In recent years, many organizations have transitioned to multifactor authentication, where users must enter multiple pieces of identifying information, like a password and an additional code. In many cases, the system sends the code to the user's mobile device.

Business-related best practices

Organizations should adhere to the following business-related best practices to protect customer data.

Everybody, even individuals outside of call centers, is responsible for customer data security.

Train employees

Organizations need training to ensure employees understand how easily bad actors can steal customer data. Employee training should focus on specific behaviors to protect customer data, including the following:

  • Follow smart practices to maximize password strength, like avoiding easily identifiable information.
  • Shred documents with personal information and don't leave written notes around. Eliminate paper documents wherever possible.
  • Limit the information sent electronically to customers, like personal medical information.

Share the responsibility for data security

Everybody, even individuals outside of call centers, is responsible for customer data security. Organizations can practice broad ownership of customer data security in many ways, including the following:

  • Report suspicious activity.
  • Restrict unauthorized hardware or software and access to questionable websites and documents.
  • Bring unattended sensitive documents to leadership.

Test security controls

Organizations must continuously test their technologies and processes to protect customer data. Business leaders should never assume everything will work as planned, especially when dealing with human behaviors and sophisticated bad actors.

Examples of testing security controls include the following:

  • Perform security audits, including security log reviews if a breach occurs.
  • Scan for malware and other unauthorized software regularly.
  • Perform office and home workstation reviews to ensure employees follow security best practices.

Prepare for a security breach

Customers are more likely to feel confident in the recovery process if an organization quickly shows control over a breach and has an action plan to protect customers.

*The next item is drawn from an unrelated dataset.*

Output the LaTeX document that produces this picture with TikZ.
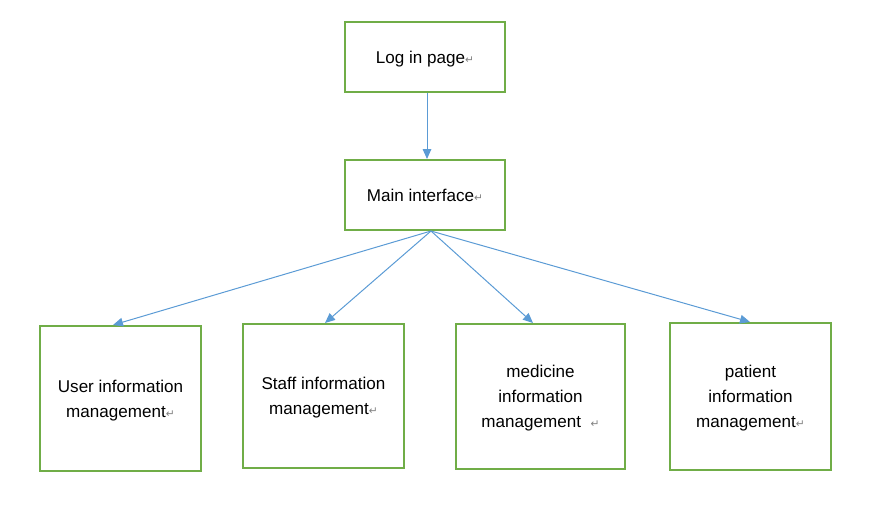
\documentclass[tikz,border=0pt]{standalone}
\usepackage{fontspec}
\setmainfont{Liberation Sans}
\newfontfamily\markfont{DejaVu Sans}
\usetikzlibrary{arrows.meta,calc}

\definecolor{boxgreen}{HTML}{70AD47}
\definecolor{linkblue}{HTML}{5B9BD5}
\newcommand{\pmark}{{\markfont\color{gray}\fontsize{8}{8}\selectfont ↵}}

\tikzset{
  module/.style={draw=boxgreen,line width=1.5pt,align=center,inner sep=0pt,
    font=\fontsize{12.8}{18.9}\selectfont,text depth=-3.5pt},
  link/.style={draw=linkblue,line width=0.75pt,-{Triangle[length=7.5pt,width=6.5pt]}}
}

\begin{document}
\begin{tikzpicture}[x=0.75pt,y=-0.75pt]
            \useasboundingbox (0,0) rectangle (873,504);
            \node[module,minimum width=120pt,minimum height=52.5pt] (login) at (425,57) {Log in page\pmark};
            \node[module,minimum width=120pt,minimum height=52.5pt] (main) at (425,195) {Main interface\pmark};
            \node[module,minimum width=120.75pt,minimum height=108.75pt] (user) at (120.5,398.5) {User information\\ management\pmark};
            \node[module,minimum width=120.75pt,minimum height=108pt] (staff) at (323.5,396) {Staff information\\ management\pmark};
            \node[module,minimum width=126.75pt,minimum height=108.75pt] (medicine) at (540.5,396.5) {medicine\\ information\\ management\ \ \pmark};
            \node[module,minimum width=120.75pt,minimum height=110.25pt] (patient) at (750.5,396.5) {patient\\ information\\ management\pmark};
            \coordinate (hub) at ($(main.south)+(6,0)$);
            \draw[link] ($(login.south)+(2,0)$) -- ($(main.north)+(2,0)$);
            \draw[link] (hub) -- ($(user.north)+(-7.5,0)$);
            \draw[link] (hub) -- ($(staff.north)+(1.5,0)$);
            \draw[link] (hub) -- ($(medicine.north)+(-7.5,0)$);
            \draw[link] (hub) -- ($(patient.north)+(-0.5,0)$);
        \end{tikzpicture}
\end{document}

Organizations should include security breach preparation in disaster recovery and business continuity plans, with specific actions including the following:

  • how and when to notify customers;
  • how and when to notify employees; and
  • how to support continued operations.

Call center security best practices have always been critical to protecting customer data, but the expanded remote work environment and increasingly sophisticated ways to compromise data force organizations to increase their focus on protecting call center data.